Yubaraj Ghimire
The Indian Express
December 2, 2013
Despite electoral rout, Maoists are trying to wrest control of governance.
It is too early to predict if the election to the Constituent Assembly (CA) will offer a solution to Nepal’s political mess. But the early symptoms are alarming. The Unified Communist Party of Nepal-Maoist (UCPN-M), relegated to a distant third, appears confused and divided over whether to participate in the new House. It’s now poised to lead an alliance of losers on the common plea that the “elections were thoroughly rigged, and are therefore unacceptable”. The UCPN-M is also initiating a move to amend the interim constitution, so that the new prime minister is “chosen” on the basis of consensus, not majority. If that happens, the Maoists and their chief Prachanda may still strike a deal with others that, with Nepali Congress leader G.P. Koirala deceased, he is the only surviving signatory to the historic peace accord seven years ago.
While the Maoists’ role and participation will be crucial for concluding the peace process and writing the new constitution, their appropriation of governance after their crushing defeat will be a clear subversion of the mandate by which the Nepali Congress and the Communist Party of Nepal-Unified Marxist Leninist (CPN-UML) have emerged as the two largest parties. In fact, the hung House will be a badly fragmented one, with intra-party divisions in key parties likely to further trigger political instability. If Prachanda is able to overrule two senior leaders — Baburam Bhattarai and Narayan Kaji Shrestha — within his party, he will force a major constitutional crisis by delaying the nomination of legislators under the proportional representation system and by not letting those elected under the first past the post system take oath within the stipulated timeframe.
The UCPN-M, as a face-saver, has formed an internal committee to collect evidence of “rigging and manipulation”. Both the international community and the winning parties know Maoists need to be persuaded to accept their defeat with or without grace. “We are not going to move out of the peace process and the mandate,” Bhattarai assured US Ambassador Peter W. Bodde. But Maoist rhetoric and practice have often gone against each other. How will the Nepali Congress and UML lead the peace and constitution-making process this time round?

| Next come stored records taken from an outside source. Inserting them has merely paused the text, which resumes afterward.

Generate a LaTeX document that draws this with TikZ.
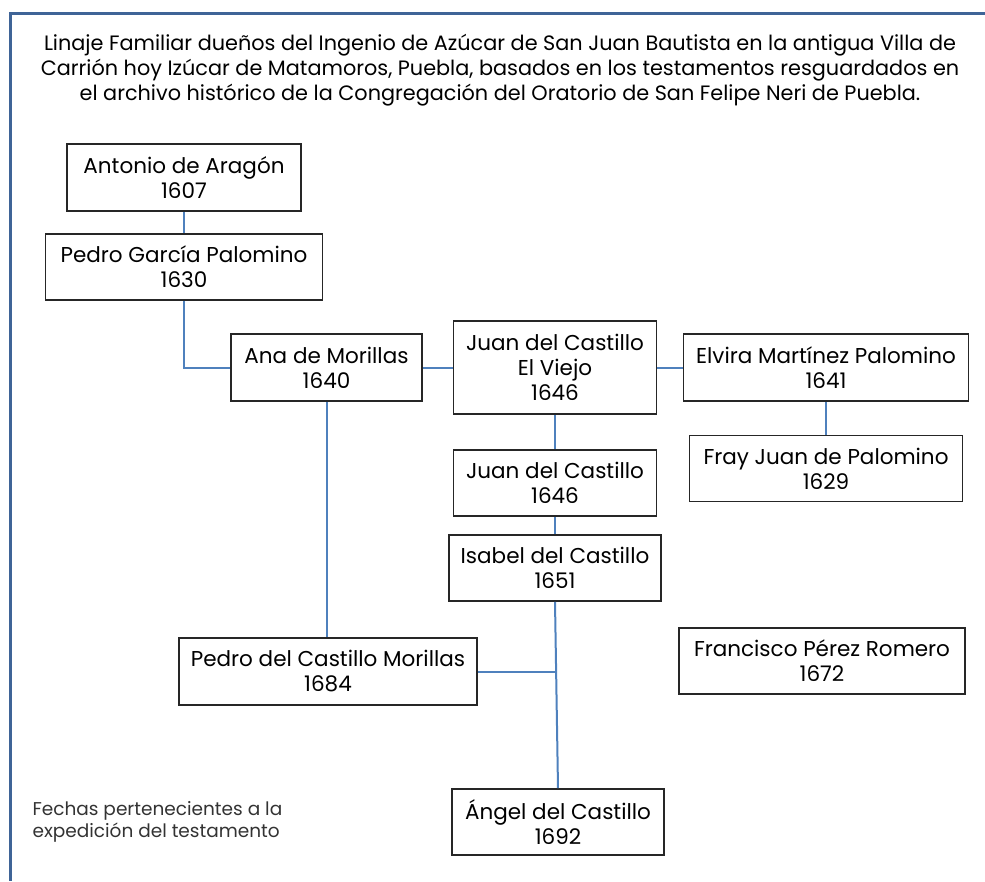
\documentclass[tikz,border=0pt]{standalone}
\usepackage{fontspec}
\setmainfont{Poppins}
\definecolor{lineblue}{HTML}{4F81BD}
\definecolor{framecol}{HTML}{3F6497}
\tikzset{
  persona/.style={draw=black!85,line width=1.6pt,align=center,inner sep=0pt,
    font=\fontsize{21.5}{25}\selectfont},
  enlace/.style={draw=lineblue,line width=2pt},
}
\begin{document}
\begin{tikzpicture}[x=1pt,y=-1pt]
            \useasboundingbox (0,0) rectangle (985,881);
            \draw[framecol,line width=3pt] (985,13) -- (10,13) -- (10,881);
            \node[align=center,font=\fontsize{20.8}{25}\selectfont] (titulo) at (500,70)
                {Linaje Familiar due\~nos del Ingenio de Az\'ucar de San Juan Bautista en la antigua Villa de\\
                 Carri\'on hoy Iz\'ucar de Matamoros, Puebla, basados en los testamentos resguardados en\\
                 el archivo hist\'orico de la Congregaci\'on del Oratorio de San Felipe Neri de Puebla.};
            \node[persona,minimum width=234pt,minimum height=67pt] (antonio) at (184,177.5) {Antonio de Arag\'on\\1607};
            \node[persona,minimum width=277pt,minimum height=66pt] (pedrog) at (184,267) {Pedro Garc\'ia Palomino\\1630}
                edge [enlace] (antonio)
            ;
            \node[persona,minimum width=191pt,minimum height=67pt] (ana) at (326.5,367.5) {Ana de Morillas\\1640};
            \node[persona,minimum width=203pt,minimum height=93pt] (juanv) at (555,367.5) {Juan del Castillo\\El Viejo\\1646}
                edge [enlace] (ana)
            ;
            \node[persona,minimum width=285pt,minimum height=67pt] (elvira) at (826,367.5) {Elvira Mart\'inez Palomino\\1641}
                edge [enlace] (juanv)
            ;
            \node[persona,minimum width=273pt,minimum height=66pt] (fray) at (826,468.5) {Fray Juan de Palomino\\1629}
                edge [enlace] (elvira)
            ;
            \node[persona,minimum width=203pt,minimum height=66pt] (juanc) at (555,483) {Juan del Castillo\\1646}
                edge [enlace] (juanv)
            ;
            \node[persona,minimum width=212pt,minimum height=66pt] (isabel) at (555,568) {Isabel del Castillo\\1651}
                edge [enlace] (juanc)
            ;
            \node[persona,minimum width=298pt,minimum height=67pt] (pedroc) at (328,671.5) {Pedro del Castillo Morillas\\1684};
            \node[persona,minimum width=286pt,minimum height=66pt] (francisco) at (822,661) {Francisco P\'erez Romero\\1672};
            \node[persona,minimum width=212pt,minimum height=66pt] (angel) at (558,822) {\'Angel del Castillo\\1692};
            \node[anchor=west,align=left,text=black!80,font=\fontsize{18.5}{22}\selectfont] (nota) at (29,822)
                {Fechas pertenecientes a la\\expedici\'on del testamento};
            % conectores en angulo
            \draw[enlace] (pedrog.south) |- (ana.west);
            \draw[enlace] (ana.south) -- (ana.south |- pedroc.north);
            \draw[enlace] (isabel.south) -- (angel.north);
            \draw[enlace] (pedroc.east) -- (pedroc.east -| isabel.south);
        \end{tikzpicture}
\end{document}
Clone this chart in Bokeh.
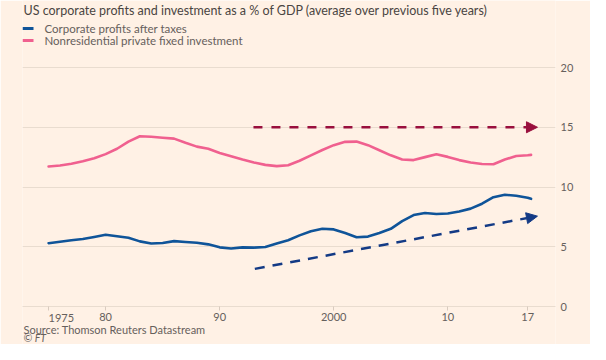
from bokeh.plotting import figure
from bokeh.models import (Range1d, FixedTicker, Label, BoxAnnotation, Arrow, NormalHead)
from bokeh.embed import file_html
from bokeh.resources import INLINE

# ---------------- data ----------------
years = [1975, 1976, 1977, 1978, 1979, 1980, 1981, 1982, 1983, 1984,
         1985, 1986, 1987, 1988, 1989, 1990, 1991, 1992, 1993, 1994,
         1995, 1996, 1997, 1998, 1999, 2000, 2001, 2002, 2003, 2004,
         2005, 2006, 2007, 2008, 2009, 2010, 2011, 2012, 2013, 2014,
         2015, 2016, 2017, 2017.3]

profits = [5.30, 5.42, 5.55, 5.65, 5.82, 6.00, 5.88, 5.75, 5.45, 5.27,
           5.32, 5.47, 5.40, 5.33, 5.20, 4.95, 4.85, 4.95, 4.93, 4.98,
           5.28, 5.55, 5.95, 6.30, 6.50, 6.45, 6.15, 5.80, 5.85, 6.15,
           6.50, 7.15, 7.65, 7.83, 7.74, 7.78, 7.95, 8.19, 8.60, 9.15,
           9.35, 9.27, 9.10, 9.01]

investment = [11.72, 11.80, 11.95, 12.15, 12.40, 12.75, 13.20, 13.80, 14.25, 14.20,
              14.12, 14.05, 13.70, 13.38, 13.20, 12.85, 12.58, 12.30, 12.05, 11.85,
              11.75, 11.82, 12.20, 12.65, 13.10, 13.50, 13.78, 13.80, 13.50, 13.08,
              12.65, 12.30, 12.25, 12.50, 12.74, 12.52, 12.25, 12.05, 11.92, 11.90,
              12.30, 12.60, 12.66, 12.69]

x_ticks = [1975, 1980, 1990, 2000, 2010, 2017]
x_tick_labels = ["1975", "80", "90", "2000", "10", "17"]
y_ticks = [0, 5, 10, 15, 20]

# trend arrows (annotations): start/end points
inv_arrow_x = [1992.96, 2017.86]
inv_arrow_y = [15.0, 15.0]
prof_arrow_x = [1993.08, 2017.86]
prof_arrow_y = [3.15, 7.56]

series_names = ["Corporate profits after taxes", "Nonresidential private fixed investment"]
title_text = "US corporate profits and investment as a % of GDP (average over previous five years)"
source_text = "Source: Thomson Reuters Datastream"
credit_text = "\u00a9 FT"

# ---------------- style ----------------
BG = "#fff1e5"
BLUE = "#0f5499"
PINK = "#f0608f"
CLARET = "#990f3d"
NAVY = "#133a85"
GRID = "#e9dccf"
TXT = "#66605c"
TITLE = "#4a4542"
FONT = "Lato"

W, H = 590, 344
FL, FR = 22, 555          # frame left/right in pixels
Y0, Y20 = 306, 67         # pixel rows of y=0 and y=20
ppu = (Y0 - Y20) / 20.0
# x scale: 1975 -> 48.1 px, 11.406 px per year
def px_to_year(px):
    return 1975 + (px - 48.1) / 11.406

p = figure(width=W, height=H, output_backend="svg", toolbar_location=None,
           x_range=Range1d(px_to_year(FL), px_to_year(FR)),
           y_range=Range1d(-(H - Y0) / ppu, Y0 / ppu),
           y_axis_location="right",
           min_border_left=FL, min_border_right=W - FR, min_border_top=0, min_border_bottom=0)
p.background_fill_color = BG
p.border_fill_color = BG
p.outline_line_color = None

# x axis drawn at y = 0
xa = p.xaxis[0]
xa.fixed_location = 0
xa.ticker = FixedTicker(ticks=x_ticks)
xa.major_label_overrides = {t: (l if t != 1975 else "") for t, l in zip(x_ticks, x_tick_labels)}
xa.axis_line_color = GRID
xa.major_tick_line_color = "#d9cbbf"
xa.major_tick_out = 4
xa.major_tick_in = 0
xa.minor_tick_line_color = None
xa.major_label_standoff = 2
xa.major_label_text_font = FONT
xa.major_label_text_font_size = "11px"
xa.major_label_text_color = TXT

# y axis (right)
ya = p.yaxis[0]
ya.ticker = FixedTicker(ticks=y_ticks)
ya.axis_line_color = None
ya.major_tick_line_color = None
ya.minor_tick_line_color = None
ya.major_tick_out = 0
ya.major_tick_in = 0
ya.major_label_standoff = 5
ya.major_label_text_font = FONT
ya.major_label_text_font_size = "11px"
ya.major_label_text_color = TXT

p.xgrid.grid_line_color = None
p.ygrid.grid_line_color = GRID
p.ygrid.grid_line_width = 1

# data lines
p.line(years, investment, line_color=PINK, line_width=2.6, line_join="round", line_cap="round")
p.line(years, profits, line_color=BLUE, line_width=2.6, line_join="round", line_cap="round")

# trend arrows
p.add_layout(Arrow(end=NormalHead(size=11, fill_color=CLARET, line_color=CLARET, line_width=1),
                   x_start=inv_arrow_x[0], y_start=inv_arrow_y[0],
                   x_end=inv_arrow_x[1], y_end=inv_arrow_y[1],
                   line_color=CLARET, line_width=2.5, line_dash="9 9"))
p.add_layout(Arrow(end=NormalHead(size=11, fill_color=NAVY, line_color=NAVY, line_width=1),
                   x_start=prof_arrow_x[0], y_start=prof_arrow_y[0],
                   x_end=prof_arrow_x[1], y_end=prof_arrow_y[1],
                   line_color=NAVY, line_width=2.5, line_dash="10 8"))

# first tick label, left-aligned at its tick
p.add_layout(Label(x=x_ticks[0], y=H - 317, y_units="screen", text=x_tick_labels[0],
                   text_align="left", text_baseline="middle", text_font=FONT,
                   text_font_size="11px", text_color=TXT))

# texts positioned in pixels (frame spans the full height; origin bottom-left of frame)
def lab(px, py, text, size="11.5px", color=TXT, style="normal"):
    p.add_layout(Label(x=px - FL, y=H - py, x_units="screen", y_units="screen", text=text,
                       text_align="left", text_baseline="middle", text_font=FONT,
                       text_font_size=size, text_color=color, text_font_style=style))

lab(23, 10, title_text, size="12.5px", color=TITLE)
lab(44, 28, series_names[0])
lab(44, 40, series_names[1])
lab(23, 328.5, source_text, size="11px")
lab(23, 337.5, credit_text, size="10.5px", style="italic")

for cy, col in [(28, BLUE), (40, PINK)]:
    p.add_layout(BoxAnnotation(left=22 - FL, right=33 - FL, top=H - cy + 1.5, bottom=H - cy - 1.5,
                               left_units="screen", right_units="screen",
                               top_units="screen", bottom_units="screen",
                               fill_color=col, fill_alpha=1, line_color=None))

open("out.html", "w").write(file_html(p, INLINE))
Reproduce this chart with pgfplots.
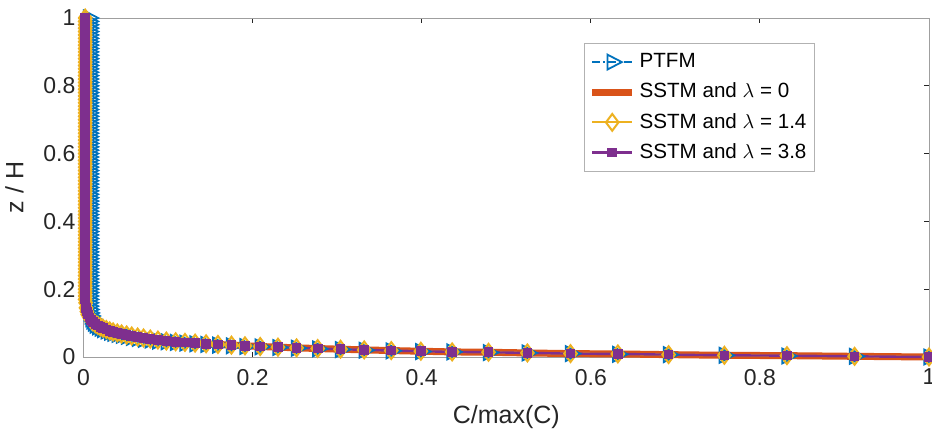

In the First CA, they had blindly followed the Maoists’ radical agenda. Following the handover of government to Koirala, the all-party consensus leader, by former king Gyanendra in 2006, the Maoists ensured no one opposed their interpretation of the movement’s mandate and the changes they sought. Anybody with reservations kept silent, fearing that the Maoists would brand them “regressive forces loyal to the feudal monarchy”. Those who differed with the manner in which Nepal was declared a secular and federal republic, without debate and without following due process in the House, failed to “record” their reservations.
Moreover, the last CA, by failing to deliver the constitution, failed to institutionalise these changes. A common stance on issues, with due adherence to the best democratic practices elsewhere, can address most of the lapses of the past.
The new House will have a more divided composition and greater rigidity of approach. Party leaders are interacting more with diplomats than calling for meetings of their decision-making bodies. The Communist Party of Nepal-Maoist, which led the 33-party boycott, still insists the election will lead to no solution, as “it was done more by external design”. On the other hand, the US, EU and India, by complimenting the election commission and electoral government for “successfully conducting free and fair elections”, have rejected the UCPN-M’s allegations that the polls were rigged.
How will the party that’s yet to accept the mandate react to the disapproving response of the international community? The polls had an impressive 70 per cent turnout because of the effective mobilisation of security forces and because the interests of external and internal forces converged. But now, that convergence no longer exists, as the Maoist stance makes clear. For the electorate, success will mean parties working together within the mandate, with no side excluded from the constitution-making process, and with no “outside interference”. Nepal’s experience shows, however, that’s hoping for too much.